Caecilia Pieri currently serves as Head of the Urban Observatory at the French Institute of the Near-East, Beirut, where she brings a comparative approach to the urban field of Mediterranean and Middle Eastern studies in the field of urban history and urban anthropology.  She is particularly concerned with cities in conflict, and the use of heritage as a social marker and tool for politics. She was a scientific editor in the field of architecture, heritage, and urban studies since 1989 in Paris. In 2003, she was the co-curator of the exhibition of Iraqi contemporary art 'Bagdad Renaissance', in Paris (Galerie M, October) then she received her PhD at Ecole des Hautes Etudes en Sciences Sociales, Paris, on the subject of the urban and architectural modernization of Baghdad, where she has been conducting fieldwork for 11 years.
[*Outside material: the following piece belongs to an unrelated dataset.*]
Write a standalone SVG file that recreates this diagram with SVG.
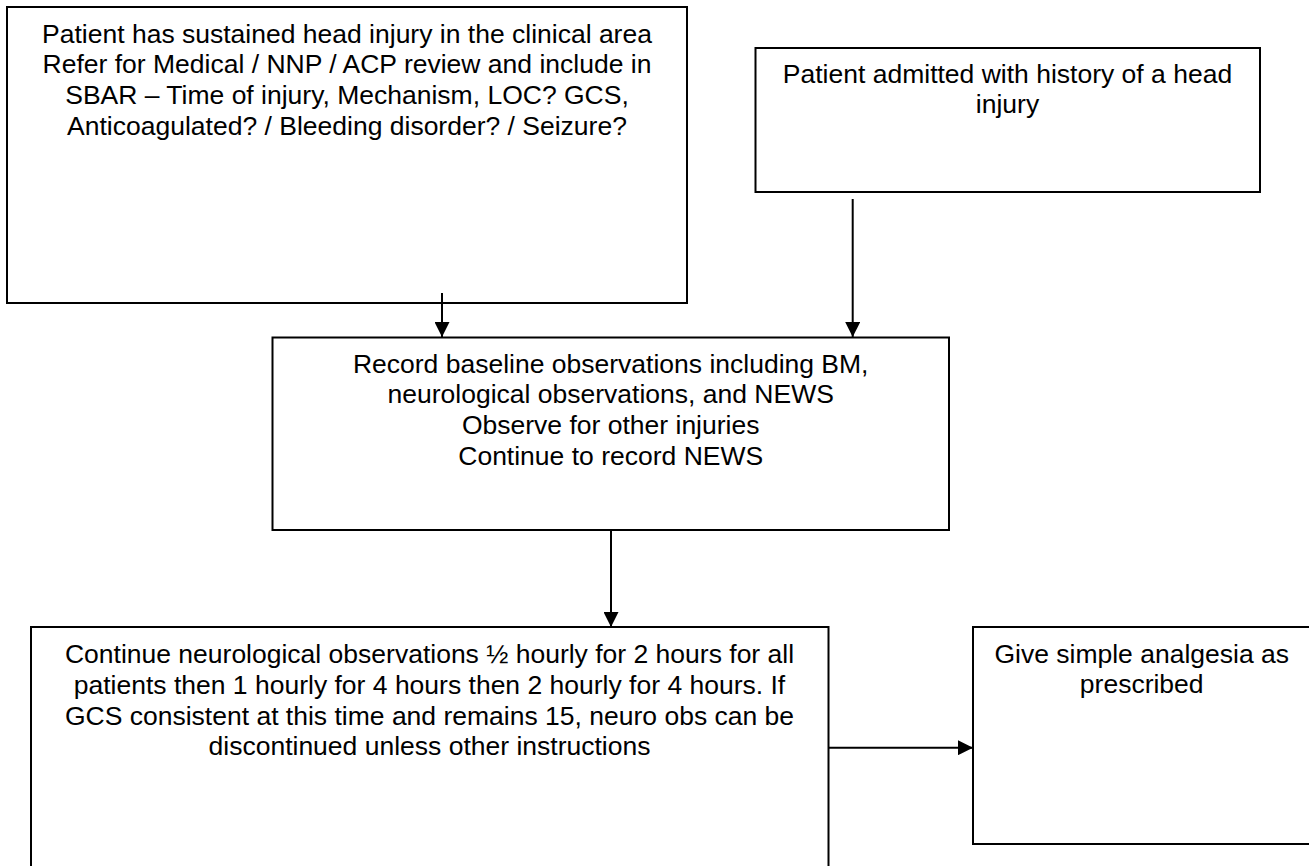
<svg xmlns="http://www.w3.org/2000/svg" width="1309" height="866" viewBox="0 0 1309 866">
  <style>
    .box { fill: #ffffff; stroke: #000000; stroke-width: 2; }
    .txt { font-family: "Liberation Sans", Arial, sans-serif; font-size: 26.5px; fill: #000000; text-anchor: middle; }
    .conn { stroke: #000000; stroke-width: 2; fill: none; marker-end: url(#arrow); }
  </style>
  <defs>
    <marker id="arrow" markerUnits="userSpaceOnUse" markerWidth="15" markerHeight="15" refX="15" refY="7.5" orient="auto">
      <path d="M0,0 L15,7.5 L0,15 Z" fill="#000000"/>
    </marker>
  </defs>
  <rect width="1309" height="866" fill="#ffffff"/>

  <g id="node-injury-in-clinical-area">
    <rect class="box" x="7" y="7" width="680" height="296"/>
    <text class="txt" x="347" y="42.7">Patient has sustained head injury in the clinical area</text>
    <text class="txt" x="347" y="73.3">Refer for Medical / NNP / ACP review and include in</text>
    <text class="txt" x="347" y="104">SBAR – Time of injury, Mechanism, LOC? GCS,</text>
    <text class="txt" x="347" y="134.7">Anticoagulated? / Bleeding disorder? / Seizure?</text>
  </g>

  <g id="node-admitted-with-history">
    <rect class="box" x="755.5" y="48" width="504.5" height="144"/>
    <text class="txt" x="1007.5" y="83">Patient admitted with history of a head</text>
    <text class="txt" x="1007.5" y="113">injury</text>
  </g>

  <g id="node-baseline-observations">
    <rect class="box" x="272.5" y="337.5" width="676.5" height="192.5"/>
    <text class="txt" x="610.7" y="372.7">Record baseline observations including BM,</text>
    <text class="txt" x="610.7" y="403.3">neurological observations, and NEWS</text>
    <text class="txt" x="610.7" y="434">Observe for other injuries</text>
    <text class="txt" x="610.7" y="464.7">Continue to record NEWS</text>
  </g>

  <g id="node-continue-neuro-obs">
    <rect class="box" x="31" y="627" width="797.5" height="260"/>
    <text class="txt" x="429.5" y="663.3">Continue neurological observations ½ hourly for 2 hours for all</text>
    <text class="txt" x="429.5" y="694">patients then 1 hourly for 4 hours then 2 hourly for 4 hours. If</text>
    <text class="txt" x="429.5" y="724.7">GCS consistent at this time and remains 15, neuro obs can be</text>
    <text class="txt" x="429.5" y="755.3">discontinued unless other instructions</text>
  </g>

  <g id="node-simple-analgesia">
    <rect class="box" x="973" y="627" width="338" height="217"/>
    <text class="txt" x="1141.7" y="662.7">Give simple analgesia as</text>
    <text class="txt" x="1141.7" y="692.7">prescribed</text>
  </g>

  <g id="connectors">
    <line class="conn" x1="442" y1="293" x2="442" y2="337"/>
    <line class="conn" x1="852.7" y1="199" x2="852.7" y2="337"/>
    <line class="conn" x1="611" y1="530" x2="611" y2="627"/>
    <line class="conn" x1="828.5" y1="747.7" x2="973" y2="747.7"/>
  </g>
</svg>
In 2013 she co-organized an international symposium which took place in Baghdad (April 16-18): 'The architecture of modernity in Baghdad: from Le Corbusier to the Iraqi pioneers'. 


An expert within the UNESCO (World Heritage) steering committee for the safeguard of urban and architectural modern heritage in the Arab World, she is the author of Baghdad Arts Deco, 1920-1950. She is also preparing a book from her PhD., Bagdad. La construction d'une capitale moderne, 1920-1960.